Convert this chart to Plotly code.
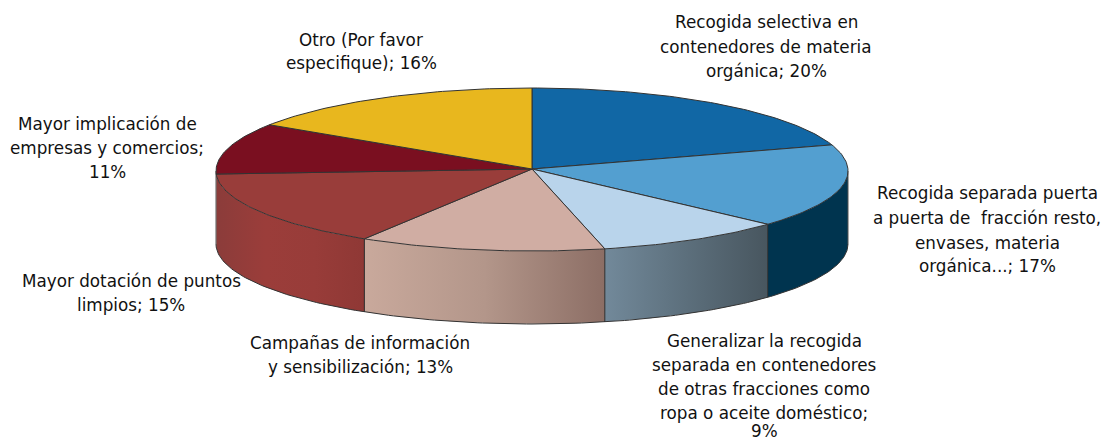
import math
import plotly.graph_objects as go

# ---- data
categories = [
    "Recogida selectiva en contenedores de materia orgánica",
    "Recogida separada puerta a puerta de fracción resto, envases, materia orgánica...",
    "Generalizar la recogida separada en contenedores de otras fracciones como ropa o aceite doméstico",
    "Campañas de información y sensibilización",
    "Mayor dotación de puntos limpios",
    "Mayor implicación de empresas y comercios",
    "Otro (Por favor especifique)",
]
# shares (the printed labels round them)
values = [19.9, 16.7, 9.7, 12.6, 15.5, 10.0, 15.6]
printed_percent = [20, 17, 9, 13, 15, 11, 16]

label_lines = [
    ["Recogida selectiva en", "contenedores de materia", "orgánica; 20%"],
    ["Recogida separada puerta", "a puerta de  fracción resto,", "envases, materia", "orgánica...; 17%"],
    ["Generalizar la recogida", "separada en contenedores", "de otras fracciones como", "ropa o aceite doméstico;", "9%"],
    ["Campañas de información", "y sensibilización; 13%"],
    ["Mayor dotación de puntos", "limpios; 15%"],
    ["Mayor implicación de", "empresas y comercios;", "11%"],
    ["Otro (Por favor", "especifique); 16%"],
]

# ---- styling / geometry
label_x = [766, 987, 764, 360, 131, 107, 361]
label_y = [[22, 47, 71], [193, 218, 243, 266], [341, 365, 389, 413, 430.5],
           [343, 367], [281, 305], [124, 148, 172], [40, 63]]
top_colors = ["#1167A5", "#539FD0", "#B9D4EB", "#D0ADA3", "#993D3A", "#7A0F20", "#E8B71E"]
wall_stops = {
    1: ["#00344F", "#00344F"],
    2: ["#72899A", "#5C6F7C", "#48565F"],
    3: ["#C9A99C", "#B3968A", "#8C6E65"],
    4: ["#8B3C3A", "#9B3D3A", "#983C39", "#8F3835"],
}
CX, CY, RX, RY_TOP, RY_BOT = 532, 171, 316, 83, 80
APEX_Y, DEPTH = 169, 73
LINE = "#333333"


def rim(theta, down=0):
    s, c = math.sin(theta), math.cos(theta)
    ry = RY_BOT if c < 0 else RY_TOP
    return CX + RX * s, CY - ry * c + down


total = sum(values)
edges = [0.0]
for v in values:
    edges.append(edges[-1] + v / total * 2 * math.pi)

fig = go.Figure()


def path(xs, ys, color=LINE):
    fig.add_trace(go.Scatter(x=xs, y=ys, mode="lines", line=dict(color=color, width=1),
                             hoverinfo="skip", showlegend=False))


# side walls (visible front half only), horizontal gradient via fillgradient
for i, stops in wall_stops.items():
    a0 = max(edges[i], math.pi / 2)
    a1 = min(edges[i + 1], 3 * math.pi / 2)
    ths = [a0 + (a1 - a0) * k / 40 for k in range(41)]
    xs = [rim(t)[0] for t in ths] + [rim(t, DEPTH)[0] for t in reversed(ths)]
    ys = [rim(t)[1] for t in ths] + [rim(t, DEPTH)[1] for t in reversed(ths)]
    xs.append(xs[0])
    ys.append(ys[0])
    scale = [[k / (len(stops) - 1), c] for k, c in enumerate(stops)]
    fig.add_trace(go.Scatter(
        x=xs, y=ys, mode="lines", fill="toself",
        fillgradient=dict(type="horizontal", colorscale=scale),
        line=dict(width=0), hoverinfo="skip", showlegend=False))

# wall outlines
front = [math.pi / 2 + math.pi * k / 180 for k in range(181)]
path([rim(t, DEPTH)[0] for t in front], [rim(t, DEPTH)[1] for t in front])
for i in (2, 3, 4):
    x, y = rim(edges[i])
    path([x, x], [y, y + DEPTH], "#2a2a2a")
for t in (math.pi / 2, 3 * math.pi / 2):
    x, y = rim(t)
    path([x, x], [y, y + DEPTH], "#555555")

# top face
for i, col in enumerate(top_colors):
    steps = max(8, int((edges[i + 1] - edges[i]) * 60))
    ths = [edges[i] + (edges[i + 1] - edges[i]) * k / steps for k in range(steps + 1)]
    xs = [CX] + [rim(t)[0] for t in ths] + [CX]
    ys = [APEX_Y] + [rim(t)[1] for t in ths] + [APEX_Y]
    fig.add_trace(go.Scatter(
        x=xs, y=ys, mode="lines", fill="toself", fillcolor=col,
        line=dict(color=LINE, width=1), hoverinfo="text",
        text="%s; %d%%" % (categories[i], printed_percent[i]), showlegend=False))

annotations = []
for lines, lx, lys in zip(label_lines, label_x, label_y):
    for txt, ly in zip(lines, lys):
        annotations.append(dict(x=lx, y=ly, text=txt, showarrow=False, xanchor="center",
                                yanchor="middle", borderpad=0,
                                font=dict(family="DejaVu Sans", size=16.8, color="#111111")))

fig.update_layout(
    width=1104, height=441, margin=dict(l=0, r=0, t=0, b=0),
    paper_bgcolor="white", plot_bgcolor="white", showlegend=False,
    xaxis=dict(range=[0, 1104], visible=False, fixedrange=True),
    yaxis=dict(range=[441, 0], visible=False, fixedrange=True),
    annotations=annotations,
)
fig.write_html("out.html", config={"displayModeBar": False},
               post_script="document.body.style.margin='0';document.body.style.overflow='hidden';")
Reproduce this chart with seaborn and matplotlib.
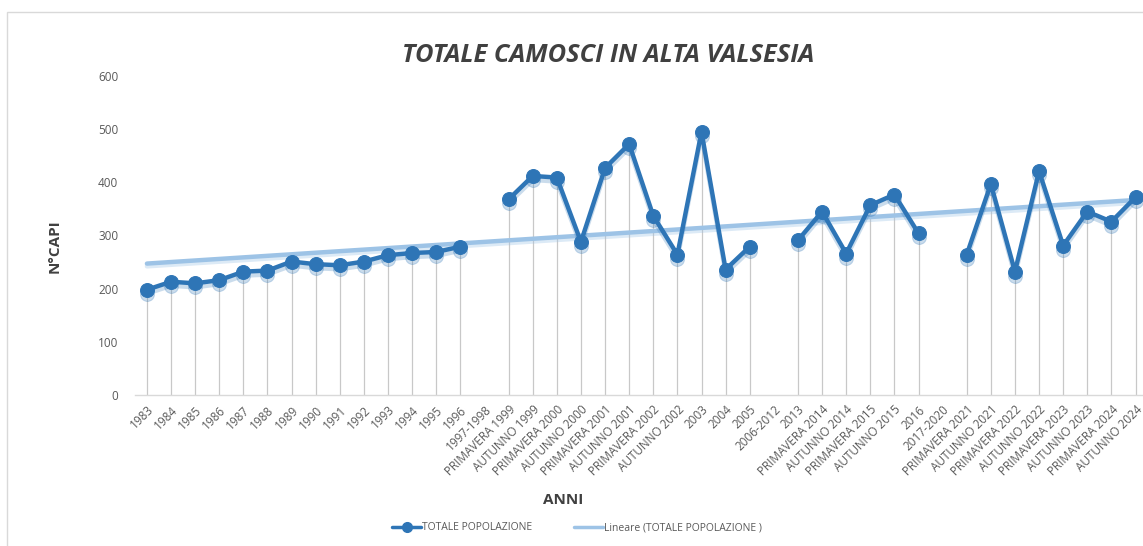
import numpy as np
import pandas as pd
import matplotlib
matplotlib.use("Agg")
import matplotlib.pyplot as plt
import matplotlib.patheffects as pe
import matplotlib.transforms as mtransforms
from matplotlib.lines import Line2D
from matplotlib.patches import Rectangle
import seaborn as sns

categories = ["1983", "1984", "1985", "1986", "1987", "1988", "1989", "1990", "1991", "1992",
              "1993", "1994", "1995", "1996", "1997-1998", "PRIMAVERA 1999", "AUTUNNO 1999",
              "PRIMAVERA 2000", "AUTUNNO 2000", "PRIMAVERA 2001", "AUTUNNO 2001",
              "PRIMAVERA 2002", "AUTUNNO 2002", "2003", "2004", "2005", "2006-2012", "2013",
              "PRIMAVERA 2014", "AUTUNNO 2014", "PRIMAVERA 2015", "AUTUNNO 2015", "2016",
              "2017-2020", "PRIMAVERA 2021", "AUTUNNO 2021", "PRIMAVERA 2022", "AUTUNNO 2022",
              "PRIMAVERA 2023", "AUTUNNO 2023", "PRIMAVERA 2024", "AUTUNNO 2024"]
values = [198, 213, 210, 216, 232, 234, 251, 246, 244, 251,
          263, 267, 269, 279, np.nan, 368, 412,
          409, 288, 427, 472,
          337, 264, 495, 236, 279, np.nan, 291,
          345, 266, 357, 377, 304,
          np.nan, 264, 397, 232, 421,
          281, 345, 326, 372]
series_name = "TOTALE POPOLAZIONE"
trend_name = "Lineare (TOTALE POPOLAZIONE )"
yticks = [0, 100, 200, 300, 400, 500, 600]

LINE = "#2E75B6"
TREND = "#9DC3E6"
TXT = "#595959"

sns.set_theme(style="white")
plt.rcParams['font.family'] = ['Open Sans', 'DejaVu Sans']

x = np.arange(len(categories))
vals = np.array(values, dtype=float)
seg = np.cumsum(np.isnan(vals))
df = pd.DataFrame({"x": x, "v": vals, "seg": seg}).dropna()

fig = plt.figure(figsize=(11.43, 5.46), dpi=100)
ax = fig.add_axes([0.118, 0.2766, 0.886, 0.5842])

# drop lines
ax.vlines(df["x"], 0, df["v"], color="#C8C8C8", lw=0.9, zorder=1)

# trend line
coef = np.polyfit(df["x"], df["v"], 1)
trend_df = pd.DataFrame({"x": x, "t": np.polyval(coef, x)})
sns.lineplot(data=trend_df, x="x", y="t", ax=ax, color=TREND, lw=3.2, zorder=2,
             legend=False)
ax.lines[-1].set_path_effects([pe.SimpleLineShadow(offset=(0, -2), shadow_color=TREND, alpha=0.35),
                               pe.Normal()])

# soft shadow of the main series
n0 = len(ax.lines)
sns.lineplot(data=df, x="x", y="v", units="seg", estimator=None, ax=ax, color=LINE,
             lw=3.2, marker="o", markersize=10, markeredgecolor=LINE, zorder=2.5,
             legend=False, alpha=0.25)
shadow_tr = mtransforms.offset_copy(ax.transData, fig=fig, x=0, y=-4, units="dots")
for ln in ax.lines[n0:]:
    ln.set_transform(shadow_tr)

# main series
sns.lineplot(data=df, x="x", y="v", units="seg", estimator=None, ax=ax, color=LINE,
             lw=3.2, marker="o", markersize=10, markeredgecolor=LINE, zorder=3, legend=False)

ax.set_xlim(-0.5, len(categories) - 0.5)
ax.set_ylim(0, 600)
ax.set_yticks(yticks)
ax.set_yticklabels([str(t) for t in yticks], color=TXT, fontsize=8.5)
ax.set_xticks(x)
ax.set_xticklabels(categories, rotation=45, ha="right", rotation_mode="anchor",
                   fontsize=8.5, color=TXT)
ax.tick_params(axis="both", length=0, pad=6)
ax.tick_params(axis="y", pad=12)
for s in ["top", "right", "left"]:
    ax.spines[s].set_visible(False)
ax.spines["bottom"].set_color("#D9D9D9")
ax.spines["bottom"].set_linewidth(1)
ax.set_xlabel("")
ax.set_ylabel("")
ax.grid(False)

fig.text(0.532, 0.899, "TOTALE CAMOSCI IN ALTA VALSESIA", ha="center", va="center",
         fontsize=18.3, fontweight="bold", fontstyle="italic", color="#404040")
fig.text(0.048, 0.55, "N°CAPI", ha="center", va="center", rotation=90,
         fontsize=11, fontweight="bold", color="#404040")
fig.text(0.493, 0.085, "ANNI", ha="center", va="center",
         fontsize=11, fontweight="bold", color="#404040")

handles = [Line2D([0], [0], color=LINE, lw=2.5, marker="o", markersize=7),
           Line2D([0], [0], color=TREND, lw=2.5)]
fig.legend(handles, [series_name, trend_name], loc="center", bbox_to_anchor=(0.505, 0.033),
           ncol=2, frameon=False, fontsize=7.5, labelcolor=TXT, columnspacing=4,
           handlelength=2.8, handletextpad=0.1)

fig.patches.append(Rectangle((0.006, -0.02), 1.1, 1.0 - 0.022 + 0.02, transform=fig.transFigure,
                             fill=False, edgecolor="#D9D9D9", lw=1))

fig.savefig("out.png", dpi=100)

______

#### [Stated problem]
Every line from the start of the listing above through the line with "import plotly.graph_objects as go" should be repeated exactly; skip the pictures and add nothing else.

#### [Correct response]
Convert this chart to Plotly code.
import math
import plotly.graph_objects as go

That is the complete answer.